Describe the bug
torch (2.1.1+cu121) is unable to detect Cuda for driver 470.182.03
import torch
torch.cuda.is_available()
output:
/home/ml/virtualenv/lib/python3.10/site-packages/torch/cuda/__init__.py:138: UserWarning: CUDA initialization: CUDA unknown error - this may be due to an incorrectly set up environment, e.g. changing env variable CUDA_VISIBLE_DEVICES after program start. Setting the available devices to be zero. (Triggered internally at ../c10/cuda/CUDAFunctions.cpp:108.)

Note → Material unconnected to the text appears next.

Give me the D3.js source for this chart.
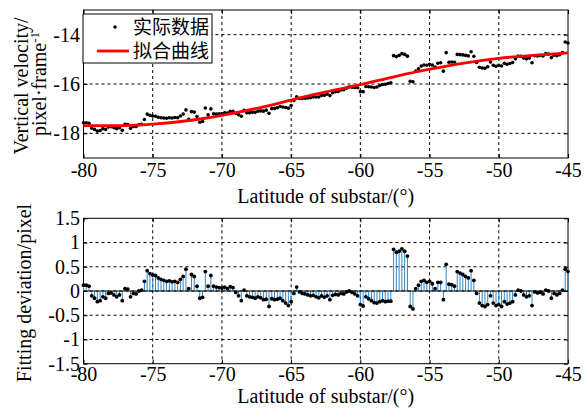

return torch._C._cuda_getDeviceCount() > 0
False
Expected output:
True
Versions
torch – 2.0.1+cu117
CUDA Version – 12.1
Driver Version – 470.182.03
nvidia-smi output:
+-----------------------------------------------------------------------------+
| NVIDIA-SMI 470.182.03 Driver Version: 470.182.03 CUDA Version: 12.1 |
|-------------------------------+----------------------+----------------------+
| GPU Name Persistence-M| Bus-Id Disp.A | Volatile Uncorr. ECC |
| Fan Temp Perf Pwr:Usage/Cap| Memory-Usage | GPU-Util Compute M. |
| | | MIG M. |
|===============================+======================+======================|
| 0 NVIDIA A10G On | 00000000:00:1B.0 Off | 0 |
| 0% 16C P8 15W / 300W | 0MiB / 22731MiB | 0% Default |
| | | N/A |
+-------------------------------+----------------------+----------------------+
+-----------------------------------------------------------------------------+
| Processes: |
| GPU GI CI PID Type Process name GPU Memory |
| ID ID Usage |
|=============================================================================|
| No running processes found |
+-----------------------------------------------------------------------------+
Can someone please advice ?